Like P. D. James, whose best work appeared at this time, the writers of Morse returned to the policeman as detective, as opposed to the collection of interesting eccentrics, amateurs and private detectives that flourished after the Golden Age of detection. 

Morse was irascible, morose, a clever puzzle solver, but frequently baffled by human motivation, prone to bad habits in life and relationships. He was often wrong, or relied falsely on intuition, which showed that the rational solver of clockwork mystery puzzles was more often than not a pleasing fiction rather than realistic portrait. By the same token, the conclusion to many of his cases was often ambivalent, showing that murder, morality, guilt and the law did not intersect as often as the consoling certainties of earlier detective fiction would indicate.
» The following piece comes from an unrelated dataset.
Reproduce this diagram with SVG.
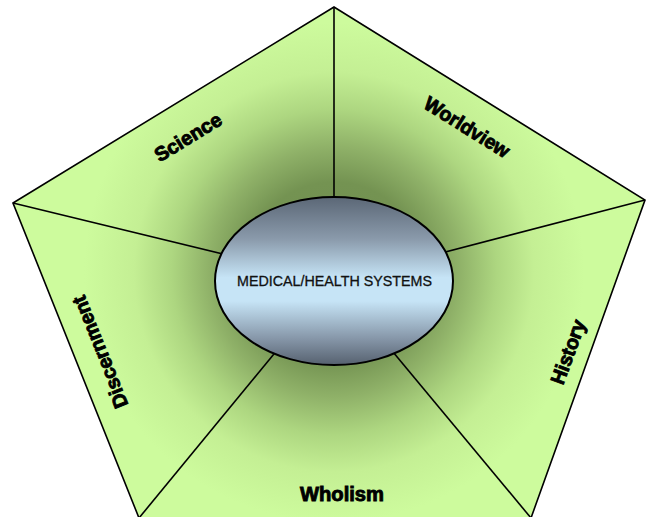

After Morse, the preeminent home counties detective became Inspector Barnaby, of Midsomer Murders, which reverted to the chirpier, more predictable structure of the cosy country-house murder. (Morse and Inspector Barnaby would neither have held on to their inspectors rank in real life with the number of murders per case that occurred in drama). And Morse was also followed by the forensic detective, the CSI crime-solver, substituting the myth of the infallible lab technician for the flawed investigator of human frailty.

But Inspector Morse retains its interest because of its richer, darker plots and flawed, fallible protagonist.